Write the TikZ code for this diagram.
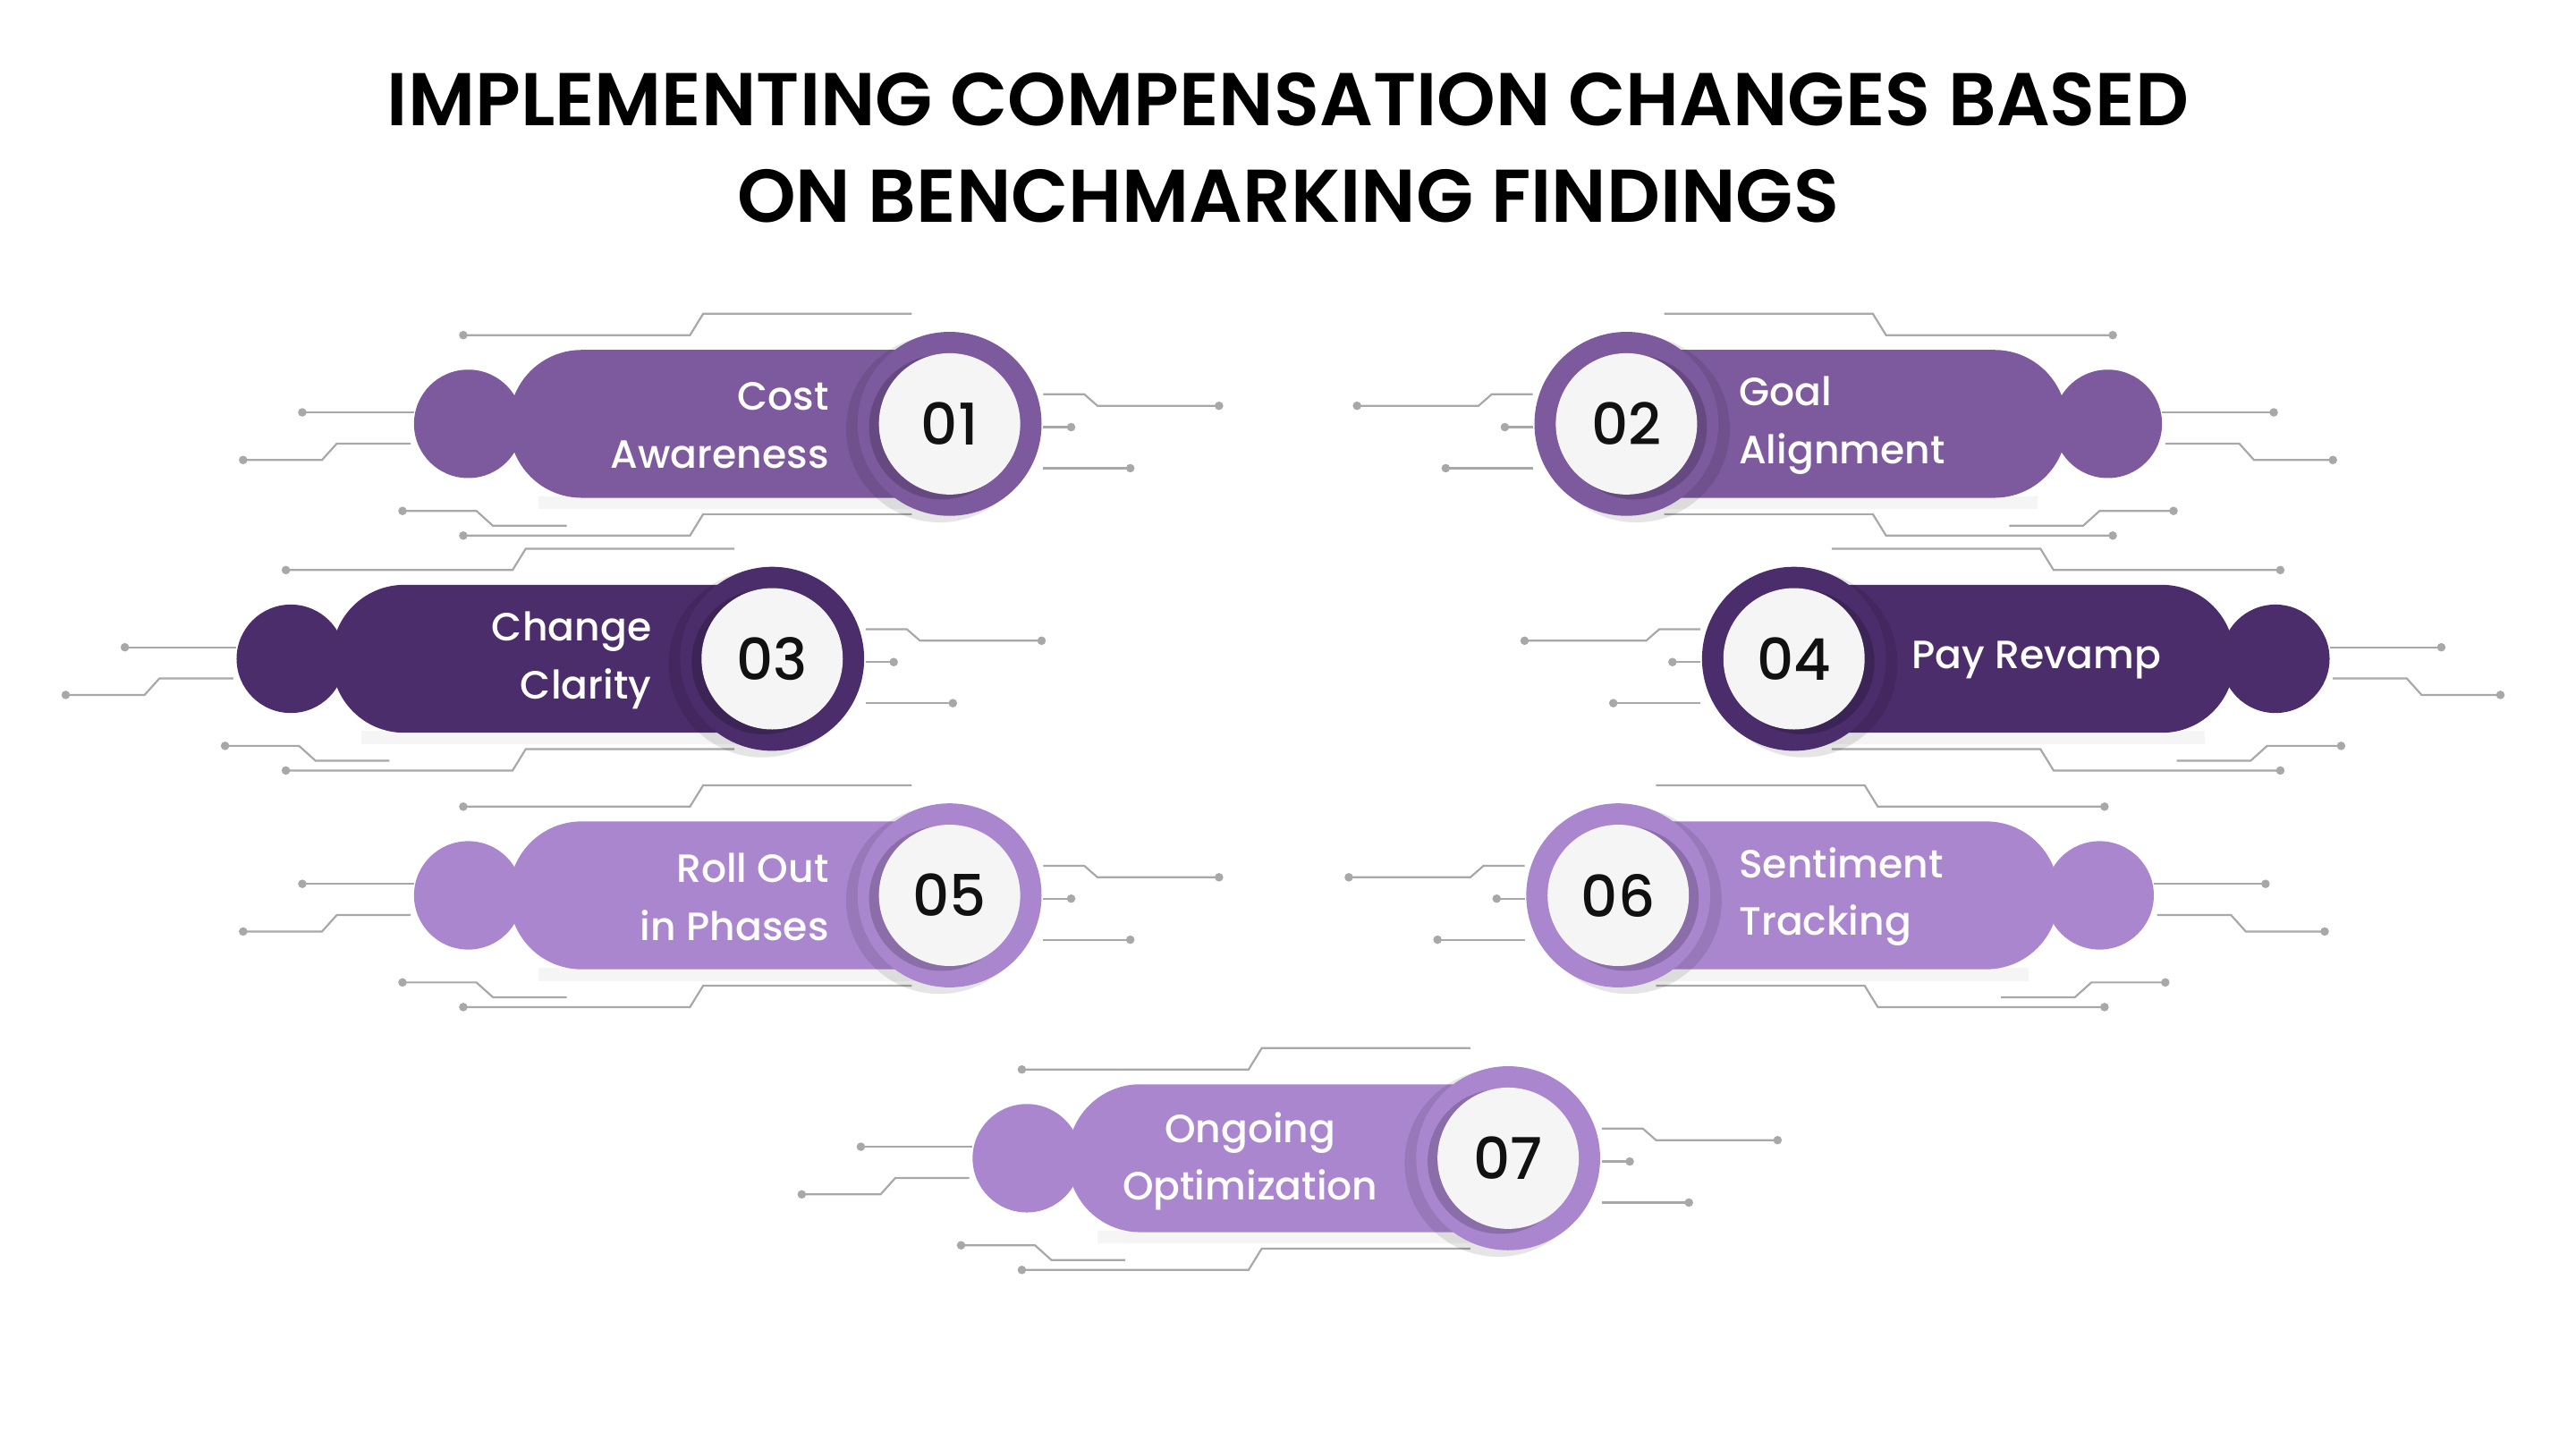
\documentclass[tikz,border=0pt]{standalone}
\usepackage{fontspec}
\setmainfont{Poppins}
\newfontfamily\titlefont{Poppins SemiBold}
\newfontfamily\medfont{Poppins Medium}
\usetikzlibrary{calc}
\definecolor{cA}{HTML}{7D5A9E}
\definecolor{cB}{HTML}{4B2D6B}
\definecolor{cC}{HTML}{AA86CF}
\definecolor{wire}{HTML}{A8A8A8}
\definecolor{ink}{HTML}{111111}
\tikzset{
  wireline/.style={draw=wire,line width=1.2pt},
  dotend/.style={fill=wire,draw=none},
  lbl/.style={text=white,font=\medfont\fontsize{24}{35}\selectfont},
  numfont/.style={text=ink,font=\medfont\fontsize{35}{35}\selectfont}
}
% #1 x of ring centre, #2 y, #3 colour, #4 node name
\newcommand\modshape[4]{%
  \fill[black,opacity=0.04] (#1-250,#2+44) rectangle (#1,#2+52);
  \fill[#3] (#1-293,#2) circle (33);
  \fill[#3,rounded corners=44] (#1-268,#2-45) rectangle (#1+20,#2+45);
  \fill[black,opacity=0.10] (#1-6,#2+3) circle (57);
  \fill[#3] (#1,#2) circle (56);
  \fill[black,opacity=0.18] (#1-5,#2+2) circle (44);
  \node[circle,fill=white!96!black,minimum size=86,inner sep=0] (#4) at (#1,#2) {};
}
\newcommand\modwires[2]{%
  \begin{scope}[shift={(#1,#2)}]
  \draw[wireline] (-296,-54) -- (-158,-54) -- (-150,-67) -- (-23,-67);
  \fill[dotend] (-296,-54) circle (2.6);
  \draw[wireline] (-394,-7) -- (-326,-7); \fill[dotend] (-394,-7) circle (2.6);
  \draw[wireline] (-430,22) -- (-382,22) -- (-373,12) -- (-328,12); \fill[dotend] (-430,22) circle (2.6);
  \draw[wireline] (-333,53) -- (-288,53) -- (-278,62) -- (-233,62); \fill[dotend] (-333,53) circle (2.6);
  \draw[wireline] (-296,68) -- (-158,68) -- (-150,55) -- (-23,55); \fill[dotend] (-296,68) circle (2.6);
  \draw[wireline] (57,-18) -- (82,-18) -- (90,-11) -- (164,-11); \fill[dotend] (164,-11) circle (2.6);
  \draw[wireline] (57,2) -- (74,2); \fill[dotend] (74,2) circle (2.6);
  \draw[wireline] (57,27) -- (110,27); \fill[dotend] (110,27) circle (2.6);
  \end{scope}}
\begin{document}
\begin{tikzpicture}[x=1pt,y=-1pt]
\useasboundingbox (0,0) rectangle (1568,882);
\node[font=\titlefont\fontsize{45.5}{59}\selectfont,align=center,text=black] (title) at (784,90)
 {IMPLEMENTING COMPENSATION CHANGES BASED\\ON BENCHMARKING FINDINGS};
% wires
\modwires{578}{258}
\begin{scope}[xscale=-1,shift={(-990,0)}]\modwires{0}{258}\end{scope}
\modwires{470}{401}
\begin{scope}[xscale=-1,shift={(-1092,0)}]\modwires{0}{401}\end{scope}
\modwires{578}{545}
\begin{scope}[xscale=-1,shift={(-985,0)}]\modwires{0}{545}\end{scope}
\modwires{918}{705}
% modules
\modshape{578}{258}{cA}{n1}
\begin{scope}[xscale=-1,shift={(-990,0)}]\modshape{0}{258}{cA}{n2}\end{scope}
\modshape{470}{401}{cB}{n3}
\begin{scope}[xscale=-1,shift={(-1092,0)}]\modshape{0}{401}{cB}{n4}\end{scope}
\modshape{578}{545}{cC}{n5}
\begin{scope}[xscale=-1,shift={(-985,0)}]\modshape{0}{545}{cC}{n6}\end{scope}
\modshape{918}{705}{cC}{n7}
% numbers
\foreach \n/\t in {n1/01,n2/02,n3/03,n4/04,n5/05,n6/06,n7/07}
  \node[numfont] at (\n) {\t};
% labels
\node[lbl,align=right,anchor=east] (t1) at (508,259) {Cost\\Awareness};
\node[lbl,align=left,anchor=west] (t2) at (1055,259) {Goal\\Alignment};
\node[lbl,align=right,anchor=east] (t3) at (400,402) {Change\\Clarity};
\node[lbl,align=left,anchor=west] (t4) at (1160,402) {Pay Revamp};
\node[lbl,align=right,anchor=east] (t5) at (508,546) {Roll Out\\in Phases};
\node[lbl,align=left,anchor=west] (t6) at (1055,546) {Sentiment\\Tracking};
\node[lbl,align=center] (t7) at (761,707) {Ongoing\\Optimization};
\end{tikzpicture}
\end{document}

(Task details)
Quote the data above in full and without alteration; skip the pictures.

(Answer to the exercise)
Write the TikZ code for this diagram.
\documentclass[tikz,border=0pt]{standalone}
\usepackage{fontspec}
\setmainfont{Poppins}
\newfontfamily\titlefont{Poppins SemiBold}
\newfontfamily\medfont{Poppins Medium}
\usetikzlibrary{calc}
\definecolor{cA}{HTML}{7D5A9E}
\definecolor{cB}{HTML}{4B2D6B}
\definecolor{cC}{HTML}{AA86CF}
\definecolor{wire}{HTML}{A8A8A8}
\definecolor{ink}{HTML}{111111}
\tikzset{
  wireline/.style={draw=wire,line width=1.2pt},
  dotend/.style={fill=wire,draw=none},
  lbl/.style={text=white,font=\medfont\fontsize{24}{35}\selectfont},
  numfont/.style={text=ink,font=\medfont\fontsize{35}{35}\selectfont}
}
% #1 x of ring centre, #2 y, #3 colour, #4 node name
\newcommand\modshape[4]{%
  \fill[black,opacity=0.04] (#1-250,#2+44) rectangle (#1,#2+52);
  \fill[#3] (#1-293,#2) circle (33);
  \fill[#3,rounded corners=44] (#1-268,#2-45) rectangle (#1+20,#2+45);
  \fill[black,opacity=0.10] (#1-6,#2+3) circle (57);
  \fill[#3] (#1,#2) circle (56);
  \fill[black,opacity=0.18] (#1-5,#2+2) circle (44);
  \node[circle,fill=white!96!black,minimum size=86,inner sep=0] (#4) at (#1,#2) {};
}
\newcommand\modwires[2]{%
  \begin{scope}[shift={(#1,#2)}]
  \draw[wireline] (-296,-54) -- (-158,-54) -- (-150,-67) -- (-23,-67);
  \fill[dotend] (-296,-54) circle (2.6);
  \draw[wireline] (-394,-7) -- (-326,-7); \fill[dotend] (-394,-7) circle (2.6);
  \draw[wireline] (-430,22) -- (-382,22) -- (-373,12) -- (-328,12); \fill[dotend] (-430,22) circle (2.6);
  \draw[wireline] (-333,53) -- (-288,53) -- (-278,62) -- (-233,62); \fill[dotend] (-333,53) circle (2.6);
  \draw[wireline] (-296,68) -- (-158,68) -- (-150,55) -- (-23,55); \fill[dotend] (-296,68) circle (2.6);
  \draw[wireline] (57,-18) -- (82,-18) -- (90,-11) -- (164,-11); \fill[dotend] (164,-11) circle (2.6);
  \draw[wireline] (57,2) -- (74,2); \fill[dotend] (74,2) circle (2.6);
  \draw[wireline] (57,27) -- (110,27); \fill[dotend] (110,27) circle (2.6);
  \end{scope}}
\begin{document}
\begin{tikzpicture}[x=1pt,y=-1pt]
\useasboundingbox (0,0) rectangle (1568,882);
\node[font=\titlefont\fontsize{45.5}{59}\selectfont,align=center,text=black] (title) at (784,90)
 {IMPLEMENTING COMPENSATION CHANGES BASED\\ON BENCHMARKING FINDINGS};
% wires
\modwires{578}{258}
\begin{scope}[xscale=-1,shift={(-990,0)}]\modwires{0}{258}\end{scope}
\modwires{470}{401}
\begin{scope}[xscale=-1,shift={(-1092,0)}]\modwires{0}{401}\end{scope}
\modwires{578}{545}
\begin{scope}[xscale=-1,shift={(-985,0)}]\modwires{0}{545}\end{scope}
\modwires{918}{705}
% modules
\modshape{578}{258}{cA}{n1}
\begin{scope}[xscale=-1,shift={(-990,0)}]\modshape{0}{258}{cA}{n2}\end{scope}
\modshape{470}{401}{cB}{n3}
\begin{scope}[xscale=-1,shift={(-1092,0)}]\modshape{0}{401}{cB}{n4}\end{scope}
\modshape{578}{545}{cC}{n5}
\begin{scope}[xscale=-1,shift={(-985,0)}]\modshape{0}{545}{cC}{n6}\end{scope}
\modshape{918}{705}{cC}{n7}
% numbers
\foreach \n/\t in {n1/01,n2/02,n3/03,n4/04,n5/05,n6/06,n7/07}
  \node[numfont] at (\n) {\t};
% labels
\node[lbl,align=right,anchor=east] (t1) at (508,259) {Cost\\Awareness};
\node[lbl,align=left,anchor=west] (t2) at (1055,259) {Goal\\Alignment};
\node[lbl,align=right,anchor=east] (t3) at (400,402) {Change\\Clarity};
\node[lbl,align=left,anchor=west] (t4) at (1160,402) {Pay Revamp};
\node[lbl,align=right,anchor=east] (t5) at (508,546) {Roll Out\\in Phases};
\node[lbl,align=left,anchor=west] (t6) at (1055,546) {Sentiment\\Tracking};
\node[lbl,align=center] (t7) at (761,707) {Ongoing\\Optimization};
\end{tikzpicture}
\end{document}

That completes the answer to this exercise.